As the moon wanes to a sliver and the old year ends, I want to thank those who guide us in all walks of life.
The rabbis read Elul, the current Hebrew month, as an acronym for two biblical verses. (Sadly, this doesn’t work in English.)
The first is ‘Ani ledodi vedodi li – I am my beloved’s, and my beloved is mine.’ They took this as the love between God and the soul.
God is infinite. But in practice God comes to us in many shapes and sizes. None of us knows how the spirit touches the hearts of others. Therefore, I want to thank everyone who helps us perceive the holy in anything and everything.
Thank you to the teachers and youth leaders who understand how to draw out of every child what is special and sacred and enable that uniqueness to become a light for others.
Thank you to Eleanor O’Hanlon for her book, Eyes of the Wild, about how in the ‘spaciousness of nature, we find our own expansiveness again… And that space is not separate from Eternal Presence, holding all life as one and allowing it to be – growing, blossoming, dying and reemerging in all its manifold diversity and grace.’
Thank you to the team in that tiny bird reserve between the Supreme Court and the Knesset in Jerusalem, who measure the length of small birds’ wings before releasing them from their carefully cupped hands. You show that these lives too are holy.

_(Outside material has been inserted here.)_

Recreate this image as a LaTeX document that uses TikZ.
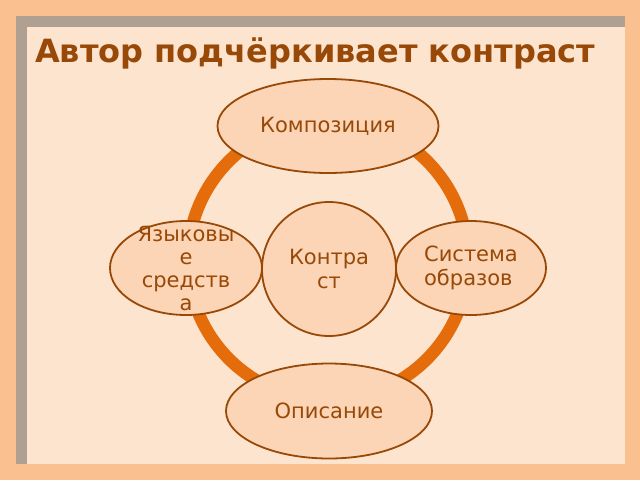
\documentclass[tikz,border=0pt]{standalone}
\usepackage{fontspec}
\setmainfont{DejaVu Sans}
\usetikzlibrary{shapes.geometric}
\begin{document}
\begin{tikzpicture}[x=1pt,y=-1pt,
bulle/.style={ellipse,draw=brunbord,line width=1.8pt,fill=pechebulle,
 inner sep=0pt,text=brunbord,align=center,
 font=\fontsize{21}{24}\selectfont},
anneau/.style={draw=orangeanneau,line width=12.5pt}]

\pgfmathsetmacro\brunR{152/255}
\pgfmathsetmacro\brunG{72/255}
\pgfmathsetmacro\brunB{7/255}

\pgfmathsetmacro\orangeR{228/255}
\pgfmathsetmacro\orangeG{108/255}
\pgfmathsetmacro\orangeB{10/255}

\definecolor{brunbord}{rgb}{\brunR, \brunG, \brunB}
\definecolor{orangeanneau}{rgb}{\orangeR, \orangeG, \orangeB}
\definecolor{pechebulle}{RGB}{251,213,181}
\definecolor{fondext}{RGB}{250,192,144}
\definecolor{fondint}{RGB}{253,228,207}
\definecolor{grisbord}{RGB}{176,160,146}

\useasboundingbox (0,0) rectangle (640,480);
\fill[fondext] (0,0) rectangle (640,480);
\fill[grisbord] (16,16) rectangle (625,464);
\fill[fondint] (27,27) rectangle (625,464);

\node[anchor=base west,inner sep=0pt,text=brunbord,
 font=\fontsize{32}{36}\bfseries\selectfont] (titre) at (35,62)
 {Автор подчёркивает контраст};

\coordinate (centre) at (328,260);
\draw[anneau] (centre) circle (140pt);

\node[bulle,minimum width=221pt,minimum height=94pt] (composition)
 at (328,126) {Композиция};
\node[bulle,minimum width=152pt,minimum height=94pt,inner ysep=-16pt,
 font=\fontsize{21}{23}\selectfont] (langage) at (186,268)
 {Языковы\\е\\средств\\а};
\node[bulle,minimum width=134pt,minimum height=134pt] (contraste)
 at (329,269) {Контра\\ст};
\node[bulle,minimum width=150pt,minimum height=94pt,align=left] (systeme)
 at (471,268) {Система\\образов};
\node[bulle,minimum width=206pt,minimum height=95pt] (description)
 at (329,411) {Описание};

\end{tikzpicture}
\end{document}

Thank you to those of all faiths who see beyond the dogmas of their creed and know that God is in all life everywhere.
You bring God into our hearts. You curb our cruelty and deepen our compassion.
The second of the Elul verses comes from Esther: ‘Ish lere’ehu, umattanot la’evyonim, – Each for their fellow, and gifts to the needy.’
I’m grateful to everyone who shows us how to be present for our fellow human beings, family, friends, community, people we encounter by chance.
I’m grateful for everyone like the friend who simply said, ‘I’m on my way,’ when I called in a panic, ‘I need a lift with my dog to the vet, this moment, now.’ I’m grateful to those with the gift for thoughtful words, kind, insightful, with a lightness of touch. I’m grateful for those who listen, enabling the quietness that calms the heart.
I’m grateful to all who fight for the rights of others, who won’t yield to indifference, carelessness or rudeness, who call out bigotry and bullying. I’m grateful to everyone who helps create encompassing, compassionate community. Thank you for showing us what ‘Each for their fellow’ truly means. You deepen our humanity.
‘Gifts for the needy’ may sound patronising. But who knows which of us will be needy over time? This isn’t about reaching down but reaching out, to those whose lot has fallen more cruelly than ours on earth.
I’m grateful to all who refuse to walk pass hunger, who ensure foodbanks remain stocked. I’m grateful to that postman in whose van we caught a lift years ago, who stopped at every house in the long, remote road saying ‘If I don’t check on these elderly folk, who will?’
I’m grateful to Sally Hayden who records in My Fourth Time We Drowned, how she took that first unanticipated call from tormented refugees, subject to blackmail and rape, and became their lifeline, their sole electronic pathway towards liberty. I’m grateful to the lawyers, journalists, takers of video clips, who risk their lives exposing inhumane policies and brutal regimes. You live the meaning of integrity and truth.
How urgently we need you all, teachers and guides, because, as we pray on Rosh Hashanah, the fate of the world is in the balance.